══ RECORDED DATA ══

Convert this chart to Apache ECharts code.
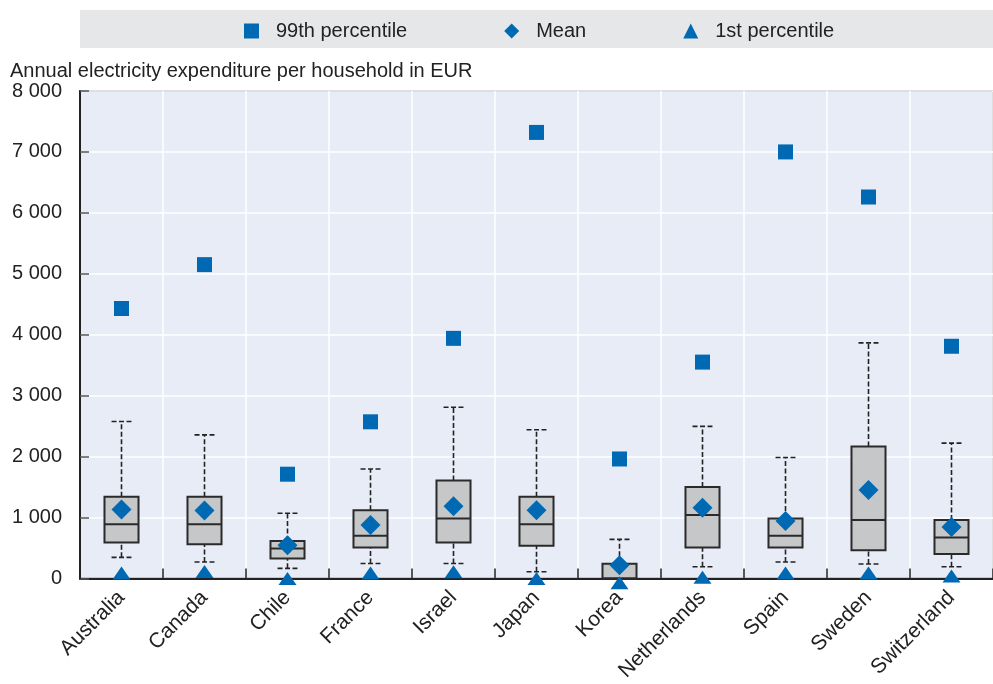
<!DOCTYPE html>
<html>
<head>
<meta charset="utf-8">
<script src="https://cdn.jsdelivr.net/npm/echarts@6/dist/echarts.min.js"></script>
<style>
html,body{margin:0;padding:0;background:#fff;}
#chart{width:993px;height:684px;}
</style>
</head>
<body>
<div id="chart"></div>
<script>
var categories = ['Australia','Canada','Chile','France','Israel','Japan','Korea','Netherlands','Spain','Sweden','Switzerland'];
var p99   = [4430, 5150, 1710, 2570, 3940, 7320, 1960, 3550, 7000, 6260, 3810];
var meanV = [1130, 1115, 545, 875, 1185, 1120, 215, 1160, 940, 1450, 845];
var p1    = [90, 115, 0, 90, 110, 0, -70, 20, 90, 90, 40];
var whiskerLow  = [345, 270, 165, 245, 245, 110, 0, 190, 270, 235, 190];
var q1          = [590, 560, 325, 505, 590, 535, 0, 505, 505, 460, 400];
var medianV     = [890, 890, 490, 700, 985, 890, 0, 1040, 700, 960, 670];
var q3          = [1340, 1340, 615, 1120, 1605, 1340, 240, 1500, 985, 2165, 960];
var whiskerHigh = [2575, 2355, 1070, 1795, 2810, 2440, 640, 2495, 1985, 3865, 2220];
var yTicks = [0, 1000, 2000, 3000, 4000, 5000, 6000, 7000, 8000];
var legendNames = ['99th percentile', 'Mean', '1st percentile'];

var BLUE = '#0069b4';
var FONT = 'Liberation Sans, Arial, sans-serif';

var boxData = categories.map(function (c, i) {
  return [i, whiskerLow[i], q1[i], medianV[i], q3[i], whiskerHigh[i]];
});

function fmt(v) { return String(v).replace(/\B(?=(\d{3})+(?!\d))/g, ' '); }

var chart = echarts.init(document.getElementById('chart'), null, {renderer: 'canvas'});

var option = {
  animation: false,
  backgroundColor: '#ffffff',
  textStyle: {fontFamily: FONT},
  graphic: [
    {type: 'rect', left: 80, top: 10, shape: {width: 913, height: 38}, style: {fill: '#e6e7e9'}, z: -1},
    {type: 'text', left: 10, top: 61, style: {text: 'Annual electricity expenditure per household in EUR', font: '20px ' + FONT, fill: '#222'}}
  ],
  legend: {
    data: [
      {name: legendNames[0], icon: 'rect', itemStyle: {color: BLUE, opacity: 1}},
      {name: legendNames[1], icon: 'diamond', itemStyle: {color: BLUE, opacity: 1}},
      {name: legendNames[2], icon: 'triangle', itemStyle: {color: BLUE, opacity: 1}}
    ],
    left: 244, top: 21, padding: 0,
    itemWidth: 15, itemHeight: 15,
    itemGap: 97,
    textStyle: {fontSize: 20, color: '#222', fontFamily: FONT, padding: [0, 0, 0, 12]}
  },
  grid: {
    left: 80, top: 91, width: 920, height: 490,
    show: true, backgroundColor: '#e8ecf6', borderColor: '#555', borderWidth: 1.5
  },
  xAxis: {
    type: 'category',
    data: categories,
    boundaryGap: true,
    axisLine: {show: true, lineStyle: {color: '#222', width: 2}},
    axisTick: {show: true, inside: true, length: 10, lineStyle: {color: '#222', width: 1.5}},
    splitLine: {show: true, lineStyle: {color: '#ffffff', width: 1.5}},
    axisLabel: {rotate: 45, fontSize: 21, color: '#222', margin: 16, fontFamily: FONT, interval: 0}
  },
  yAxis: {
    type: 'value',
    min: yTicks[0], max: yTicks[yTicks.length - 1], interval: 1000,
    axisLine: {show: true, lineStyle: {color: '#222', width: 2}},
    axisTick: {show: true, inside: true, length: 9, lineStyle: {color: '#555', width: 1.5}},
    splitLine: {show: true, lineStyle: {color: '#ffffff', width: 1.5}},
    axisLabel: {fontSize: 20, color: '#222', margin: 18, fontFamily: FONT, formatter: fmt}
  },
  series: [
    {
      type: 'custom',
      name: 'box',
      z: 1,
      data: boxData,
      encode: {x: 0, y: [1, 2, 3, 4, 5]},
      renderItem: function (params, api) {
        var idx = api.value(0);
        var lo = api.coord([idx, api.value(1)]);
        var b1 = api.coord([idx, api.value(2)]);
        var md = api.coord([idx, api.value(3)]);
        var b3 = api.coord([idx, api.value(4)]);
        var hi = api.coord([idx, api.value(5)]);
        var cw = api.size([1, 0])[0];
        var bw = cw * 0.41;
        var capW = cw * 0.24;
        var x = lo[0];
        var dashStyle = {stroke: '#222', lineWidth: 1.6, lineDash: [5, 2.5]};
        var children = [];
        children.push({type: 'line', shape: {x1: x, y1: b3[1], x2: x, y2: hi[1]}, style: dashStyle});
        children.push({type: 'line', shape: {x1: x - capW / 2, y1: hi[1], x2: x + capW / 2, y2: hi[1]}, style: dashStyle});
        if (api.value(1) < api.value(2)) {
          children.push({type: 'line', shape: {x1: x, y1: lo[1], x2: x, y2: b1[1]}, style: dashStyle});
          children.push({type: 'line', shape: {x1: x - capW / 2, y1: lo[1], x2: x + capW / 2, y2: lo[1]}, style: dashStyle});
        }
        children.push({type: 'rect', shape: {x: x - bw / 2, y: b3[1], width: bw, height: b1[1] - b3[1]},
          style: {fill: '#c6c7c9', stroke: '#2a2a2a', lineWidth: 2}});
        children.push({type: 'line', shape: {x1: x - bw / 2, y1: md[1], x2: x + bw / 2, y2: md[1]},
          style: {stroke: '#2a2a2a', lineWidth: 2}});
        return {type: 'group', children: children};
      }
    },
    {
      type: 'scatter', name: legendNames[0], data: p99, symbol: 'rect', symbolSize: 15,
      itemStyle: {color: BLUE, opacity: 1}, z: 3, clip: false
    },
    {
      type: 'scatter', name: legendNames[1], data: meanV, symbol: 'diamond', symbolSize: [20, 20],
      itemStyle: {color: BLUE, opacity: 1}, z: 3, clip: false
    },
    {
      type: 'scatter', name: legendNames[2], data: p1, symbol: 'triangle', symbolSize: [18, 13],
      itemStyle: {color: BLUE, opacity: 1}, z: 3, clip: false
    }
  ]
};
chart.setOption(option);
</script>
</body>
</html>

═══

__SET PROBLEM__
Output an exact copy of the material, with the pictures removed.

__CORRECT RESULT__
Convert this chart to Apache ECharts code.
<!DOCTYPE html>
<html>
<head>
<meta charset="utf-8">
<script src="https://cdn.jsdelivr.net/npm/echarts@6/dist/echarts.min.js"></script>
<style>
html,body{margin:0;padding:0;background:#fff;}
#chart{width:993px;height:684px;}
</style>
</head>
<body>
<div id="chart"></div>
<script>
var categories = ['Australia','Canada','Chile','France','Israel','Japan','Korea','Netherlands','Spain','Sweden','Switzerland'];
var p99   = [4430, 5150, 1710, 2570, 3940, 7320, 1960, 3550, 7000, 6260, 3810];
var meanV = [1130, 1115, 545, 875, 1185, 1120, 215, 1160, 940, 1450, 845];
var p1    = [90, 115, 0, 90, 110, 0, -70, 20, 90, 90, 40];
var whiskerLow  = [345, 270, 165, 245, 245, 110, 0, 190, 270, 235, 190];
var q1          = [590, 560, 325, 505, 590, 535, 0, 505, 505, 460, 400];
var medianV     = [890, 890, 490, 700, 985, 890, 0, 1040, 700, 960, 670];
var q3          = [1340, 1340, 615, 1120, 1605, 1340, 240, 1500, 985, 2165, 960];
var whiskerHigh = [2575, 2355, 1070, 1795, 2810, 2440, 640, 2495, 1985, 3865, 2220];
var yTicks = [0, 1000, 2000, 3000, 4000, 5000, 6000, 7000, 8000];
var legendNames = ['99th percentile', 'Mean', '1st percentile'];

var BLUE = '#0069b4';
var FONT = 'Liberation Sans, Arial, sans-serif';

var boxData = categories.map(function (c, i) {
  return [i, whiskerLow[i], q1[i], medianV[i], q3[i], whiskerHigh[i]];
});

function fmt(v) { return String(v).replace(/\B(?=(\d{3})+(?!\d))/g, ' '); }

var chart = echarts.init(document.getElementById('chart'), null, {renderer: 'canvas'});

var option = {
  animation: false,
  backgroundColor: '#ffffff',
  textStyle: {fontFamily: FONT},
  graphic: [
    {type: 'rect', left: 80, top: 10, shape: {width: 913, height: 38}, style: {fill: '#e6e7e9'}, z: -1},
    {type: 'text', left: 10, top: 61, style: {text: 'Annual electricity expenditure per household in EUR', font: '20px ' + FONT, fill: '#222'}}
  ],
  legend: {
    data: [
      {name: legendNames[0], icon: 'rect', itemStyle: {color: BLUE, opacity: 1}},
      {name: legendNames[1], icon: 'diamond', itemStyle: {color: BLUE, opacity: 1}},
      {name: legendNames[2], icon: 'triangle', itemStyle: {color: BLUE, opacity: 1}}
    ],
    left: 244, top: 21, padding: 0,
    itemWidth: 15, itemHeight: 15,
    itemGap: 97,
    textStyle: {fontSize: 20, color: '#222', fontFamily: FONT, padding: [0, 0, 0, 12]}
  },
  grid: {
    left: 80, top: 91, width: 920, height: 490,
    show: true, backgroundColor: '#e8ecf6', borderColor: '#555', borderWidth: 1.5
  },
  xAxis: {
    type: 'category',
    data: categories,
    boundaryGap: true,
    axisLine: {show: true, lineStyle: {color: '#222', width: 2}},
    axisTick: {show: true, inside: true, length: 10, lineStyle: {color: '#222', width: 1.5}},
    splitLine: {show: true, lineStyle: {color: '#ffffff', width: 1.5}},
    axisLabel: {rotate: 45, fontSize: 21, color: '#222', margin: 16, fontFamily: FONT, interval: 0}
  },
  yAxis: {
    type: 'value',
    min: yTicks[0], max: yTicks[yTicks.length - 1], interval: 1000,
    axisLine: {show: true, lineStyle: {color: '#222', width: 2}},
    axisTick: {show: true, inside: true, length: 9, lineStyle: {color: '#555', width: 1.5}},
    splitLine: {show: true, lineStyle: {color: '#ffffff', width: 1.5}},
    axisLabel: {fontSize: 20, color: '#222', margin: 18, fontFamily: FONT, formatter: fmt}
  },
  series: [
    {
      type: 'custom',
      name: 'box',
      z: 1,
      data: boxData,
      encode: {x: 0, y: [1, 2, 3, 4, 5]},
      renderItem: function (params, api) {
        var idx = api.value(0);
        var lo = api.coord([idx, api.value(1)]);
        var b1 = api.coord([idx, api.value(2)]);
        var md = api.coord([idx, api.value(3)]);
        var b3 = api.coord([idx, api.value(4)]);
        var hi = api.coord([idx, api.value(5)]);
        var cw = api.size([1, 0])[0];
        var bw = cw * 0.41;
        var capW = cw * 0.24;
        var x = lo[0];
        var dashStyle = {stroke: '#222', lineWidth: 1.6, lineDash: [5, 2.5]};
        var children = [];
        children.push({type: 'line', shape: {x1: x, y1: b3[1], x2: x, y2: hi[1]}, style: dashStyle});
        children.push({type: 'line', shape: {x1: x - capW / 2, y1: hi[1], x2: x + capW / 2, y2: hi[1]}, style: dashStyle});
        if (api.value(1) < api.value(2)) {
          children.push({type: 'line', shape: {x1: x, y1: lo[1], x2: x, y2: b1[1]}, style: dashStyle});
          children.push({type: 'line', shape: {x1: x - capW / 2, y1: lo[1], x2: x + capW / 2, y2: lo[1]}, style: dashStyle});
        }
        children.push({type: 'rect', shape: {x: x - bw / 2, y: b3[1], width: bw, height: b1[1] - b3[1]},
          style: {fill: '#c6c7c9', stroke: '#2a2a2a', lineWidth: 2}});
        children.push({type: 'line', shape: {x1: x - bw / 2, y1: md[1], x2: x + bw / 2, y2: md[1]},
          style: {stroke: '#2a2a2a', lineWidth: 2}});
        return {type: 'group', children: children};
      }
    },
    {
      type: 'scatter', name: legendNames[0], data: p99, symbol: 'rect', symbolSize: 15,
      itemStyle: {color: BLUE, opacity: 1}, z: 3, clip: false
    },
    {
      type: 'scatter', name: legendNames[1], data: meanV, symbol: 'diamond', symbolSize: [20, 20],
      itemStyle: {color: BLUE, opacity: 1}, z: 3, clip: false
    },
    {
      type: 'scatter', name: legendNames[2], data: p1, symbol: 'triangle', symbolSize: [18, 13],
      itemStyle: {color: BLUE, opacity: 1}, z: 3, clip: false
    }
  ]
};
chart.setOption(option);
</script>
</body>
</html>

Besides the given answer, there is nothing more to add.